Bipolar Disorder (BD) is a complex disease. It is heterogeneous, both at the phenotypic and genetic level, although the extent and impact of this heterogeneity is not fully understood. One way to assess this heterogeneity is to look for patterns in the subphenotype data. Because of the variability in how phenotypic data was collected by the various BD studies over the years, homogenizing this subphenotypic data is a challenging task, and so is replication. An alternative methodology, taken here, is to set aside the intricacies of subphenotype and allow the genetic data itself to determine which subjects define a homogeneous genetic subgroup (termed 'bicluster' below).

RESULTS

In this paper, we leverage recent advances in heterogeneity analysis to look for genetically-driven subgroups (i.e., biclusters) within the broad phenotype of Bipolar Disorder. We first apply this covariate-corrected biclustering algorithm to a cohort of 2524 BD cases and 4106 controls from the Bipolar Disease Research Network (BDRN) within the Psychiatric Genomics Consortium (PGC). We find evidence of genetic heterogeneity delineating a statistically significant bicluster comprising a subset of BD cases which exhibits a disease-specific pattern of differential-expression across a subset of SNPs. This disease-specific genetic pattern (i.e., 'genetic subgroup') replicates across the remaining data-sets collected by the PGC containing 5781/8289, 3581/7591, and 6825/9752 cases/controls, respectively. This genetic subgroup (discovered without using any BD subtype information) was more prevalent in Bipolar type-I than in Bipolar type-II.

CONCLUSIONS

Our methodology has successfully identified a replicable homogeneous genetic subgroup of bipolar disorder.
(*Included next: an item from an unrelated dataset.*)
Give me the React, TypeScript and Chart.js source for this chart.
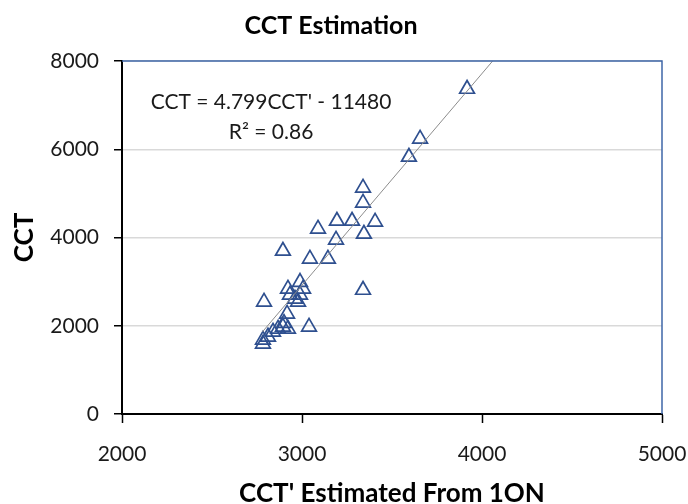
import React, { useEffect, useRef } from "react";
import { Chart, registerables } from "chart.js";

Chart.register(...registerables);

// CCT' estimated from 1ON (x) and measured CCT (y)
const cctPrime = [
  2783, 2783, 2811, 2839, 2867, 2922, 2894, 2900, 3039, 2917, 2789, 2978, 2961,
  2933, 2989, 2922, 3006, 2989, 3339, 3044, 3144, 2894, 3189, 3344, 3089,
  3194, 3278, 3406, 3339, 3339, 3594, 3656, 3917,
];
const cct = [
  1590, 1680, 1750, 1860, 1930, 1930, 1975, 2060, 1975, 2270, 2540, 2540, 2610,
  2700, 2700, 2835, 2835, 2990, 2810, 3515, 3515, 3695, 3945, 4080, 4195,
  4375, 4375, 4355, 4785, 5125, 5825, 6235, 7365,
];

const xTicks = [2000, 3000, 4000, 5000];
const yTicks = [0, 2000, 4000, 6000, 8000];

// Linear trendline shown on the chart
const slope = 4.799;
const intercept = -11480;
const trendX = [2780, 4059];

const equationText = "CCT = 4.799CCT' - 11480";
const r2Text = "R\u00B2 = 0.86";
const equationAnchor = { x: 2828, y: 7060 };
const r2Anchor = { x: 2828, y: 6380 };

const FONT = 'Lato, "Open Sans", "Liberation Sans", sans-serif';

const framePlugin = {
  id: "frameAndLabels",
  afterDatasetsDraw(chart: any) {
    const { ctx, chartArea, scales } = chart;
    ctx.save();
    // top and right plot-area border
    ctx.strokeStyle = "#3F67A8";
    ctx.lineWidth = 1.5;
    ctx.beginPath();
    ctx.moveTo(chartArea.left, chartArea.top);
    ctx.lineTo(chartArea.right, chartArea.top);
    ctx.lineTo(chartArea.right, chartArea.bottom);
    ctx.stroke();
    // equation text
    ctx.fillStyle = "#1a1a1a";
    ctx.font = `21px ${FONT}`;
    ctx.textAlign = "center";
    ctx.textBaseline = "middle";
    ctx.fillText(
      equationText,
      scales.x.getPixelForValue(equationAnchor.x),
      scales.y.getPixelForValue(equationAnchor.y)
    );
    ctx.fillText(
      r2Text,
      scales.x.getPixelForValue(r2Anchor.x),
      scales.y.getPixelForValue(r2Anchor.y)
    );
    ctx.restore();
  },
};

export default function App() {
  const ref = useRef<HTMLCanvasElement | null>(null);

  useEffect(() => {
    document.body.style.margin = "0";
    const canvas = ref.current;
    if (!canvas) return;
    const points = cctPrime.map((x, i) => ({ x, y: cct[i] }));
    const trend = trendX.map((x) => ({ x, y: slope * x + intercept }));

    const chart = new Chart(canvas, {
      type: "scatter",
      data: {
        datasets: [
          {
            type: "line",
            label: "Trend",
            data: trend,
            borderColor: "#8C8C8C",
            borderWidth: 1,
            pointRadius: 0,
            fill: false,
          },
          {
            label: "CCT",
            data: points,
            pointStyle: "triangle",
            pointRadius: 8.5,
            pointHoverRadius: 8.5,
            borderColor: "#2E4F8F",
            backgroundColor: "rgba(255,255,255,0)",
            borderWidth: 1.7,
          },
        ],
      },
      options: {
        responsive: false,
        animation: false,
        layout: { padding: { left: 0, right: 26, top: 0, bottom: 0 } },
        plugins: {
          legend: { display: false },
          tooltip: { enabled: false },
          title: {
            display: true,
            text: "CCT Estimation",
            color: "#000",
            font: { family: FONT, size: 25, weight: "bold", lineHeight: 1.2 },
            padding: { top: 11, bottom: 20 },
          },
        },
        scales: {
          x: {
            type: "linear",
            min: 2000,
            max: 5000,
            afterBuildTicks: (s: any) => {
              s.ticks = xTicks.map((v) => ({ value: v }));
            },
            afterFit: (s: any) => {
              s.height = 90;
              s.paddingLeft = 0;
              s.paddingRight = 0;
            },
            ticks: {
              color: "#1a1a1a",
              font: { family: FONT, size: 21 },
              padding: 19,
              callback: (v: any) => String(v),
            },
            grid: {
              drawOnChartArea: false,
              drawTicks: true,
              tickLength: 9,
              tickColor: "#000",
              tickWidth: 1.5,
            },
            border: { color: "#000", width: 2 },
            title: {
              display: true,
              text: "CCT' Estimated From 1ON",
              color: "#000",
              font: { family: FONT, size: 26, weight: "bold", lineHeight: 0.8 },
              padding: { top: 0, bottom: 0 },
            },
          },
          y: {
            type: "linear",
            min: 0,
            max: 8000,
            afterBuildTicks: (s: any) => {
              s.ticks = yTicks.map((v) => ({ value: v }));
            },
            afterFit: (s: any) => {
              s.width = 122;
              s.paddingTop = 0;
              s.paddingBottom = 0;
            },
            ticks: {
              color: "#1a1a1a",
              font: { family: FONT, size: 21 },
              padding: 15,
              callback: (v: any) => String(v),
            },
            grid: {
              color: "#D9D9D9",
              lineWidth: 1.5,
              drawTicks: true,
              tickLength: 8,
              tickColor: "#000",
              tickWidth: 1.5,
            },
            border: { color: "#000", width: 2 },
            title: {
              display: true,
              text: "CCT",
              color: "#000",
              font: { family: FONT, size: 26, weight: "bold", lineHeight: 1.2 },
              padding: { top: 9, bottom: 0 },
            },
          },
        },
      },
      plugins: [framePlugin],
    });
    return () => chart.destroy();
  }, []);

  return (
    <div style={{ position: "absolute", left: 0, top: 0, width: 688, height: 504 }}>
      <canvas ref={ref} width={688} height={504} />
    </div>
  );
}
This subgroup may represent a collection of correlated genetic risk-factors for BDI. By investigating the subgroup's bicluster-informed polygenic-risk-scoring (PRS), we find that the disease-specific pattern highlighted by the bicluster can be leveraged to eliminate noise from our GWAS analyses and improve risk prediction. This improvement is particularly notable when using only a relatively small subset of the available SNPs, implying improved SNP replication. Though our primary focus is only the analysis of disease-related signal, we also identify replicable control-related heterogeneity.